看護師は医療従事者の中でも、患者にとって最も身近な存在だ。筆者が実際に看護師として働いていた頃、患者さんから病気や入院生活、退院後のことまで、さまざまな相談に乗ることが多く、「患者さんのためになるなら」と熱心に寄り添っていた気がする。ただ看護師の仕事は寄り添うことだけではない。ナースステーションや手術室で行われる仕事や、それぞれの看護師が抱く看護観について詳しく知る人は少ないだろう。
『看護師の正体 医師に怒り、患者に尽くし、同僚と張り合う(中公新書ラクレ)』(松永正訓/中央公論新社)は、そんな看護師の仕事の舞台裏を知ることができる一冊だ。本書の著者は小児科医だが、物語の主人公は実在する看護師・千里(仮名)さんであり、内容は彼女の日記と、インタビューがもとになっている。現役看護師はもちろん、これまで看護師について知らなかった人にも、楽しんでもらえるはずだ。
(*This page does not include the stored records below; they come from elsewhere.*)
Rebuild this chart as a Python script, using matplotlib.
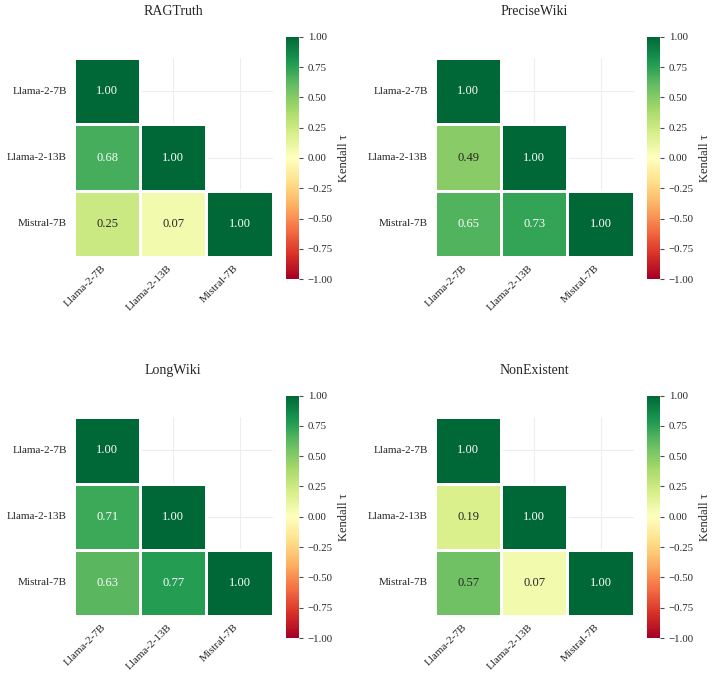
import numpy as np
import matplotlib
matplotlib.use("Agg")
import matplotlib.pyplot as plt
import seaborn as sns

sns.set_style("whitegrid")
plt.rcParams['font.family'] = ['Liberation Serif', 'DejaVu Serif']
plt.rcParams['axes.unicode_minus'] = True

# Data
models = ["Llama-2-7B", "Llama-2-13B", "Mistral-7B"]
titles = ["RAGTruth", "PreciseWiki", "LongWiki", "NonExistent"]

rag_truth = [[1.00, np.nan, np.nan],
             [0.68, 1.00, np.nan],
             [0.25, 0.07, 1.00]]
precise_wiki = [[1.00, np.nan, np.nan],
                [0.49, 1.00, np.nan],
                [0.65, 0.73, 1.00]]
long_wiki = [[1.00, np.nan, np.nan],
             [0.71, 1.00, np.nan],
             [0.63, 0.77, 1.00]]
non_existent = [[1.00, np.nan, np.nan],
                [0.19, 1.00, np.nan],
                [0.57, 0.07, 1.00]]
matrices = [rag_truth, precise_wiki, long_wiki, non_existent]

cbar_ticks = [-1.0, -0.75, -0.5, -0.25, 0.0, 0.25, 0.5, 0.75, 1.0]

W, H = 714, 679
fig = plt.figure(figsize=(W / 100, H / 100), dpi=100)

# pixel boxes (left, top) for heatmap and colorbar of each panel
hm_left = [74, 435]
hm_top = [58.3, 417.3]
hm_size = 198.6
cb_left = [285.7, 646.7]
cb_top = [36.7, 395.5]
cb_w, cb_h = 13, 242.5

mask = np.triu(np.ones((3, 3), dtype=bool), k=1)

for i, (title, mat) in enumerate(zip(titles, matrices)):
    r, c = divmod(i, 2)
    ax = fig.add_axes([hm_left[c] / W, 1 - (hm_top[r] + hm_size) / H, hm_size / W, hm_size / H])
    cax = fig.add_axes([cb_left[c] / W, 1 - (cb_top[r] + cb_h) / H, cb_w / W, cb_h / H])
    data = np.array(mat)
    sns.heatmap(data, mask=mask, ax=ax, cbar_ax=cax, cmap="RdYlGn", vmin=-1, vmax=1,
                annot=True, fmt=".2f", annot_kws={"fontsize": 9},
                linewidths=1, linecolor="white", square=True,
                xticklabels=models, yticklabels=models,
                cbar_kws={"ticks": cbar_ticks})
    # no white edges on the hidden (masked) cells, so the grid shows through
    mesh = ax.collections[0]
    ec = np.tile([1.0, 1.0, 1.0, 1.0], (mask.size, 1))
    ec[mask.ravel(), 3] = 0.0
    mesh.set_edgecolor(ec)

    ax.set_axisbelow(True)
    ax.grid(True, color="#eeeeee", linewidth=0.8)
    ax.tick_params(axis="both", length=3, width=0.8, color="0.3", labelsize=8, pad=2)
    ax.set_xticklabels(models, rotation=45, ha="right")
    ax.set_yticklabels(models, rotation=0)
    ax.set_title(title, fontsize=10, pad=31)

    cb = mesh.colorbar
    cb.outline.set_linewidth(0)
    cb.ax.tick_params(length=3, width=0.8, color="0.3", labelsize=7.8)
    cb.ax.set_yticklabels([f"{t:.2f}".replace("-", "\u2212") for t in cbar_ticks])
    cb.set_label("Kendall \u03c4", fontsize=9)

fig.savefig("out.png", dpi=100)
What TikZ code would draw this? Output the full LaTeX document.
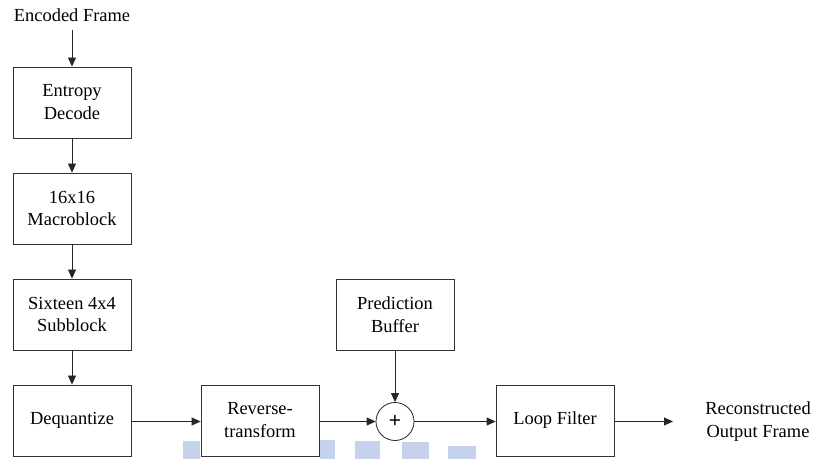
\documentclass[tikz,border=0pt]{standalone}
\usepackage{fontspec}
\setmainfont{Liberation Serif}
\newfontfamily\plusfont{Liberation Sans}
\usetikzlibrary{arrows.meta}
\definecolor{barblue}{RGB}{160,178,222}
\begin{document}
\begin{tikzpicture}[x=1bp,y=-1bp,
  every node/.style={font=\fontsize{18.5}{23}\selectfont, align=center, inner sep=0pt},
  block/.style={draw=black!80, fill=white, line width=0.8bp, minimum width=118bp, minimum height=71bp},
  flow/.style={draw=black!85, line width=0.8bp, -{Triangle[length=9bp,width=8bp]}},
  bgbar/.style={fill=barblue, opacity=0.6}]
\useasboundingbox (0,0) rectangle (813,459);
% faint background bars
\fill[bgbar] (183,441) rectangle (200,459);
\fill[bgbar] (320,440) rectangle (335,459);
\fill[bgbar] (355,441) rectangle (380,459);
\fill[bgbar] (402,442) rectangle (429,459);
\fill[bgbar] (448,446) rectangle (476,459);
% blocks
\node (src) at (72,15) {Encoded Frame};
\node[block] (ent) at (72,102.5) {Entropy\\Decode};
\node[block] (mb) at (72,208.5) {16x16\\Macroblock};
\node[block] (sb) at (72,314.5) {Sixteen 4x4\\Subblock};
\node[block] (dq) at (72,420.5) {Dequantize};
\node[block] (rt) at (260,420.5) {Reverse-\\transform};
\node[block] (pb) at (395,314.5) {Prediction\\Buffer};
\node[draw=black!85, line width=0.8bp, circle, minimum size=38bp, fill=white] (sum) at (395,421.5) {\plusfont\fontsize{21}{21}\selectfont +};
\node[block] (lf) at (555,420.5) {Loop Filter};
\node (out) at (758,422) {Reconstructed\\Output Frame};
\coordinate (outend) at (673,421.5);
% connectors
\draw[flow] (src.south |- 0,30) -- (ent);
\draw[flow] (ent) -- (mb);
\draw[flow] (mb) -- (sb);
\draw[flow] (sb) -- (dq);
\draw[flow] (dq.east |- sum) -- (rt.west |- sum);
\draw[flow] (rt.east |- sum) -- (sum);
\draw[flow] (pb) -- (sum);
\draw[flow] (sum) -- (lf.west |- sum);
\draw[flow] (lf.east |- sum) -- (outend);
\end{tikzpicture}
\end{document}
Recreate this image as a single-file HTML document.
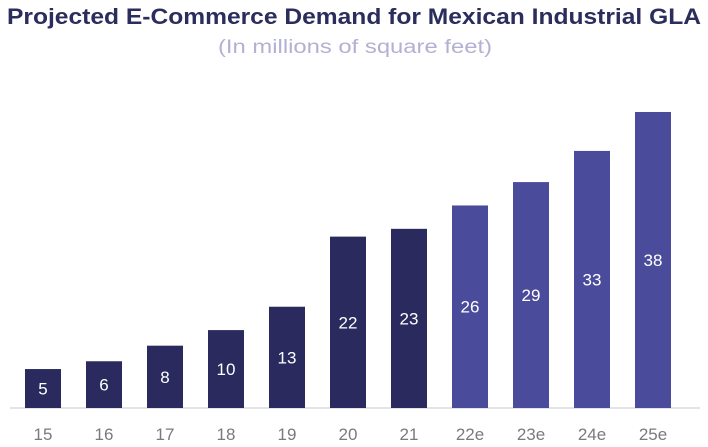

千里さんは、病棟看護師(病院などに勤務し、医師の指示のもと包括的なケアをする看護師のこと)から、手術室看護師、救急病棟看護師と、幅広い診療科を経験しているベテラン看護師だ。作中では、彼女の新人看護師時代から綴られていく。看護学校を卒業した新人の多くは、まず大きな病院に勤めて自身の看護スキルを磨き、キャリアを築いていく。千里さんもその1人で、新人看護師なら誰もが経験するベッドメイキングや採血、点滴ラインの確保などのスキルを高めていく。中でも私が共感できたのは、採血と点滴ライン確保時のエピソードだ。どちらも血管に細い針を刺すことに変わりはないのだが、採血と点滴では、最適な血管が異なる。採血は腕にある太い静脈を探し、しっかり針が刺せれば問題ないのだが、点滴ラインは、血管内に針をとどめておかなければいけない。そのため、針が血管を突き破り、注入する薬剤が漏れるリスクが高いといわれる、動きが激しく曲がりやすい血管を選んではいけないのだ。ただその判断は正直言って、新人看護師には難しい……。千里さん自身は「失敗したことがなかった」と、まるで有名医療ドラマの女医のようなことを作中で語っているが、多くの看護師は、採血と点滴ラインの確保で一度は挫折したことがあるはず。それを何度も繰り返して、感覚を覚えていくのだ。
数年後、彼女は手術室への異動を命じられる。私は、看護師の世界を知る上で、最も謎が多いのがオペ看(手術室看護師)ではないかと思っている。なぜなら手術室は手術を予定している患者しか入室できない上に、入室後はすぐに麻酔をかけられ、覚醒して動けるようになる頃には病室に戻っているからだ。手術室の看護師が、どのような仕事をしているのかを知る術がないのだ。本書では、そんな彼女たちの仕事が具体的に綴られている。彼女たちの基本的な役割は、手術が順調に滞りなく遂行できるようにあらゆる面からサポートすることだ。特に器械出しと呼ばれる、手術に必要な器具を医師に渡す役割を担う看護師は、手術方式、使用する器具の順番、執刀医の好み、特徴、性格なども踏まえつつ、臨機応変に器具を渡すスキルが求められる。細かなミスで命を失う原因になる手術において、これほど神経を研ぎ澄まし、患者の状態を観察しつつ、医師と円滑なコミュニケーションを取る必要があるポジションはないだろう。実際に、千里さんも器械出しを担当するにあたり、すべてを網羅する勢いで勉強したと綴っている。
ただ、彼女が努力をしたのは、医師に怒られないためではない。すべてを理解しておくことが、必ず患者のためになると理解していたからだ。病棟に勤めていた時も、救急病棟に勤めていた時も、彼女は患者のために努力を重ねてきたという。まさに看護師のかがみのような存在だ。
本書には、このような看護観や仕事に関する真面目な話の他に、千里さんが経験した夜勤で起こる怪談話や、現代では絶対に開かれないであろう夜食パーティの話、仕事ができるライバル看護師登場の話、千里さんが看護師を目指すようになったきっかけ、今のナース事情など、クスッと笑えるエピソードも盛り込まれている。本書を読めば、看護師の仕事の舞台裏や裏事情を知ることができるだけでなく、どれだけ看護師が患者のために尽くそうと日々奮闘しているのかがわかるはずだ。ぜひ手に取って読んでいただきたい。